My name is Christophe, I’m 40 and professor of physics at Paris University. I’m also doing research in fundamental
physics and hold a PhD in astrophysics. I have strong skills in machine learning too. While I must say I lost money on
manual trading I decided to investigate automated strategies based on machine learning during the French lockdown. This gave me the following model that enters positions in a pool of 32 possible cryptocurrencies, the list of which is given on the next page.
1. The model
The model answers an allocation decision problem on a daily basis. Leverage is 1, and we have 8 slots of 12.5% each to fill. The model first determines the weight allocated to the risk-free asset (USDT). Say it is 4*12.5 = 50%. Then it chooses in the pool of 32 assets which 4 are likely to go up until the next day. Then it would buy, say, 12.5% of BNB,
12.5% of SOL, 12.5% of Matic, and 12.5% of ETH. Of course the USDT allocation can vary from 0 to 100%.
The decisions of the model are based on machine learning training on the past dataset. In particular I have used only a small set of data from major cryptos such as BTC, ETH, BNB, … from 2017 to the end of 2020. The learning is based on genetic evolution algorithm, and selects best performing strategies given features computed from the past data, in particular very mainstream indicators such as moving averages of various lengths, momentas, and so on.
During my research I have come to realize that these indicators are poor predictors for the evolution of a given asset, but that their correlations are very relevant in order to rank the relative strength of one asset with respect to another. This is why I finally went to an allocation problem instead of looking for a long/short strategy on only one pair. The algorithm thus generates many indicators of the like and learns how to combine them in order to predict which asset is more likely to go up in the next 24 hours.
The following backtest runs from beginning of 2020 until 19th of October 2021, that is approx. 650 days. Note that past data have been used for training in the first part of this backtest, but also note that data from 2021 have never been seen by the learning algorithm. The only place we used the 2021 data were in selecting which 32 pairs to trade amongst the ~ 70 that Binance futures proposes.
Therefore the 2021 data is very much more like a true test than a backtest. By the way, an early version of this model actually tweets the daily allocation every day at 4pm (@bestcryptobot on Twitter) since the end of July. (The twitter model trades only 15 pairs). Fees are included in the calculation (0.1% for the spot). Futures fees are actually lower,
but we haven’t taken into account funding fees.
In going live on Diabolo, the pool of 32 pairs against USDT will be the following : BTC, ETH, XRP, ADA, BNB, ENJ, VET, ZIL, BTT, THETA, NEO, ICX, SOL, AVAX, EGLD, DOT, DOGE, WAVES, DENT, ONE, HOT, CHZ, ETC, LINK, XLM, FTM, MATIC, TRX, BCH, XMR, LTC, BAT. I may update this list from time to time.
The model is mostly Long, although it sometimes takes some shorts.
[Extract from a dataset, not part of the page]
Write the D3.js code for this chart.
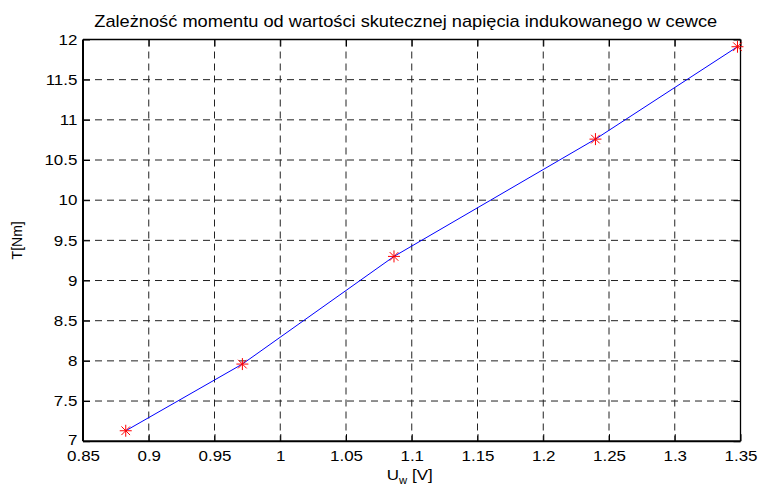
<!DOCTYPE html>
<html>
<head>
<meta charset="utf-8">
<script src="https://cdn.jsdelivr.net/npm/d3@7"></script>
<style>
  body { margin: 0; background: #fff; }
  text { font-family: "Liberation Sans", Arial, sans-serif; fill: #000; }
</style>
</head>
<body>
<div id="chart"></div>
<script>
// data
var uValues = [0.8825, 0.9712, 1.0865, 1.2397, 1.3477];
var tValues = [7.13, 7.96, 9.30, 10.76, 11.91];
var xTicks = [0.85, 0.9, 0.95, 1, 1.05, 1.1, 1.15, 1.2, 1.25, 1.3, 1.35];
var yTicks = [7, 7.5, 8, 8.5, 9, 9.5, 10, 10.5, 11, 11.5, 12];

var titleText = "Zależność momentu od wartości skutecznej napięcia indukowanego w cewce";

var W = 760, H = 486;
var margin = {top: 39.5, right: 19.5, bottom: 44.8, left: 83};
var width = W - margin.left - margin.right,
    height = H - margin.top - margin.bottom;
var sx = 1.13; // horizontal stretch of the exported figure text

var svg = d3.select("#chart").append("svg")
    .attr("width", W)
    .attr("height", H);
var g = svg.append("g")
    .attr("transform", "translate(" + margin.left + "," + margin.top + ")");

var x = d3.scaleLinear().domain([0.85, 1.35]).range([0, width]);
var y = d3.scaleLinear().domain([7, 12]).range([height, 0]);

// grid
g.append("g").selectAll("line").data(xTicks.slice(1, -1)).enter().append("line")
    .attr("x1", function(d) { return x(d); })
    .attr("x2", function(d) { return x(d); })
    .attr("y1", 0).attr("y2", height)
    .attr("stroke", "#222").attr("stroke-width", 1)
    .attr("stroke-dasharray", "7,5");
g.append("g").selectAll("line").data(yTicks.slice(1, -1)).enter().append("line")
    .attr("y1", function(d) { return y(d); })
    .attr("y2", function(d) { return y(d); })
    .attr("x1", 0).attr("x2", width)
    .attr("stroke", "#222").attr("stroke-width", 1)
    .attr("stroke-dasharray", "7,5");

// axes, ticks pointing inwards
var xAxis = d3.axisBottom(x).tickValues(xTicks).tickSize(-7).tickPadding(9)
    .tickFormat(d3.format("~g"));
var yAxis = d3.axisLeft(y).tickValues(yTicks).tickSize(-7).tickPadding(5)
    .tickFormat(d3.format("~g"));

var xg = g.append("g").attr("transform", "translate(0," + height + ")").call(xAxis);
var yg = g.append("g").call(yAxis);
var xt = g.append("g").call(d3.axisTop(x).tickValues(xTicks).tickSize(-7).tickFormat(""));
var yr = g.append("g").attr("transform", "translate(" + width + ",0)")
    .call(d3.axisRight(y).tickValues(yTicks).tickSize(-7).tickFormat(""));

[xg, yg, xt, yr].forEach(function(a) {
  a.select(".domain").remove();
  a.selectAll(".tick line").attr("stroke", "#000");
});
xg.selectAll("text").style("font-size", "15px").attr("transform", "scale(" + sx + ",1)");
yg.selectAll("text").style("font-size", "15px").attr("transform", "scale(" + sx + ",1)");
// lowest y label sits a touch higher so it clears 0.85
yg.selectAll("text").filter(function(d) { return d === 7; }).attr("dy", "0.2em");

// box
g.append("line").attr("x1", 0).attr("x2", 0).attr("y1", 0).attr("y2", height)
    .attr("stroke", "#000").attr("stroke-width", 2);
g.append("line").attr("x1", 0).attr("x2", width).attr("y1", height).attr("y2", height)
    .attr("stroke", "#000").attr("stroke-width", 2);
g.append("line").attr("x1", 0).attr("x2", width).attr("y1", 0).attr("y2", 0)
    .attr("stroke", "#000").attr("stroke-width", 1.3);
g.append("line").attr("x1", width).attr("x2", width).attr("y1", 0).attr("y2", height)
    .attr("stroke", "#000").attr("stroke-width", 1.3);

// line
var pts = uValues.map(function(u, i) { return [u, tValues[i]]; });
var line = d3.line()
    .x(function(d) { return x(d[0]); })
    .y(function(d) { return y(d[1]); });
g.append("path")
    .datum(pts)
    .attr("d", line)
    .attr("fill", "none")
    .attr("stroke", "#0000ff")
    .attr("stroke-width", 1);

// asterisk markers
function star(r) {
  var k = r * 0.72;
  return "M" + (-r) + ",0L" + r + ",0M0," + (-r) + "L0," + r +
         "M" + (-k) + "," + (-k) + "L" + k + "," + k +
         "M" + (-k) + "," + k + "L" + k + "," + (-k);
}
g.selectAll(".pt").data(pts).enter().append("path")
    .attr("class", "pt")
    .attr("d", star(6))
    .attr("transform", function(d) { return "translate(" + x(d[0]) + "," + y(d[1]) + ")"; })
    .attr("fill", "none")
    .attr("stroke", "#ff0000")
    .attr("stroke-width", 1);

// title
svg.append("text")
    .attr("transform", "translate(" + (margin.left + width / 2 - 6) + ",27) scale(1.14,1)")
    .attr("text-anchor", "middle")
    .style("font-size", "16px")
    .text(titleText);

// y label
svg.append("text")
    .attr("transform", "translate(22," + (margin.top + height / 2) + ") rotate(-90)")
    .attr("text-anchor", "middle")
    .style("font-size", "14px")
    .text("T[Nm]");

// x label
var xl = svg.append("text")
    .attr("transform", "translate(" + (margin.left + width / 2 - 2) + ",480) scale(" + sx + ",1)")
    .attr("text-anchor", "middle")
    .style("font-size", "15px");
xl.append("tspan").text("U");
xl.append("tspan").attr("dy", 4).style("font-size", "10px").text("w");
xl.append("tspan").attr("dy", -4).text(" [V]");
</script>
</body>
</html>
Basically, this model wins when the market goes up and loses less than the market when it goes down. As a consequence, it may do nothing (100% USDT) for a quite significant amount of time (see the figures below). The backtest starts a couple of months before the Covid Crash. In the following, the portfolio value is in green, the BTC in orange, and the red is the average of the said 32 assets. Everything is scaled to 100 at the initial time. Horizontal axis is the number of days. These are the first 200 days :
This is now the 400 first days (basically all 2020) and the beginning of the bull run. Note that the model does almost nothing for almost 100 days around all summer 2020 :
And finally this is the full backtest including the amazing bull run of altcoins last spring. Because money is reinvested in these calculations, the model is nearly exponential during three months and achieves a tremendous performance. Again, these are data not used in the training process. (time = 400 corresponds to December 2020).
We note two things : first, the crash of May 2021 happens around time = 520. The market is down 50% or even 70% for some alts and the model is only down – 25%. Then comes the huge bounce of August around t = 600. Note that this bounce was actually tweeted by the live model, and made more than 100% gains in a month, that is, more than the green curve displayed here. However, the Twitter model also lost more in September. The main reason is that it trades less pairs, hence gets more gains but with more risks.
Finally about today. Around mid-October, the BTC right now is trying to break its ATH and is literally sucking the altcoins dry. Therefore the model is not performing well (at least compared to BTC), but if we see in the future money moving back again from BTC to alts, then we can expect similar results.
Finally we note that the model’s results depend quite a lot on the hour we choose to reallocate the portfolio. The following figure shows six results for six different hours for the 2021-only performance. This shows the typical volatility you may expect on the
results. Hours around noon and 9pm (Paris local time) seem to be favored.
Figure : Six portfolio performance for 2021. Depending on the chosen hour, the annualized volatility is around 90-100%, while maximal drawdown vary between -25% and -34%.